In the instant case, Lieb did request findings. The trial court marked “Refused” on 116 requested findings of plaintiffs. It marked “Given” on 5 of the 16 requested findings of defendant, none of which appear in its “decision.” In this state of the record, it was the duty of opposing lawyers to file motions with the court to seek clarification of the decision rendered, proper findings of fact and a hearing with a reporter present. A report of all proceedings in the trial court are important in the appeal because we are bound by the record.

This case should be remanded to the district court. The transcript of the record and proceedings should be reviewed by the court to refreshen itself upon the evidence and facts. A hearing should be held. If opposing lawyers believe that any corrections, additions or modifications are necessary, motions should be presented to the court and rulings made. Suggestions and arguments of lawyers should be heard and recorded, none having been had at the close of the case. After having made a decision based upon ultimate facts, a proper judgment should be entered.

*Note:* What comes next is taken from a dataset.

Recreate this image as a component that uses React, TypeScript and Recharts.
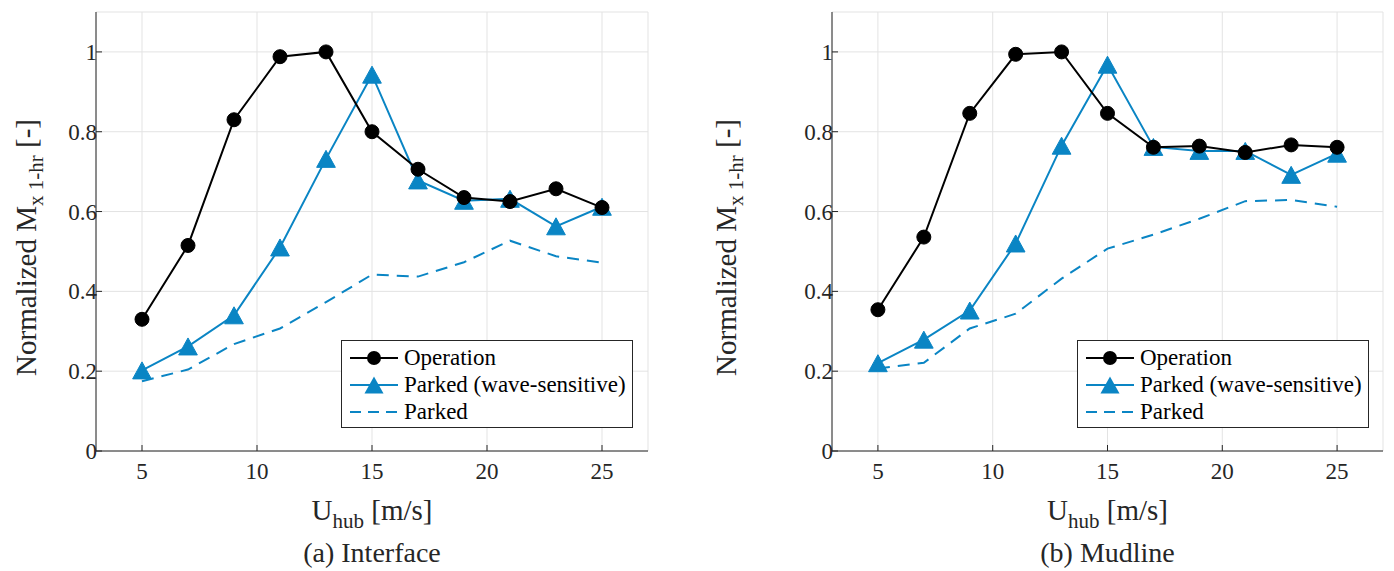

“Refreshment of memory by a court might take on the color of certainty if the testimony was read. If not read, experience teaches that a decision based upon memory alone is poor judgment and should be avoided.” Weiss v. Hanes Mfg. Co., 90 N.M. 683, 687, 568 P.2d 209 (Ct.App.1977). “Requested findings and conclusions should not slip through the judge’s fingers like an eel.” Ortiz v. Lane, 92 N.M. 513, 516, 590 P.2d 1168 (Ct.App.1979).

Absent any findings of fact, the judgment entered was invalid. Absent a judgment, this Court cannot resolve any issues of fact and law not before this Court. We do not yet know what the issues of fact are. We depend upon findings of fact and a challenge thereof. When this event occurs, we can determine whether the judgment should be affirmed or reversed.

B. Other points raised should await further proceedings.

Plaintiffs claim the trial court erred in refusing to adopt their requested findings and that the finding of the trial court regarding revocation is not supported by substantial evidence. In effect, plaintiffs ask for judgment in this appeal. To render judgment, we must review the evidence to determine whether 106 requested findings are supported by undisputed testimony. In its present state, we must view the evidence and inferences drawn therefrom most favorable to defendant. In view of the trial court’s “findings” that “the evidence was equally balanced,” we must await a decision of the Court.

This appeal should not be determined piecemeal. There are many and varied issues of fact and law. Unfortunately, the district court took the wrong road at the end of the trial.

Payment of costs should await a second appeal.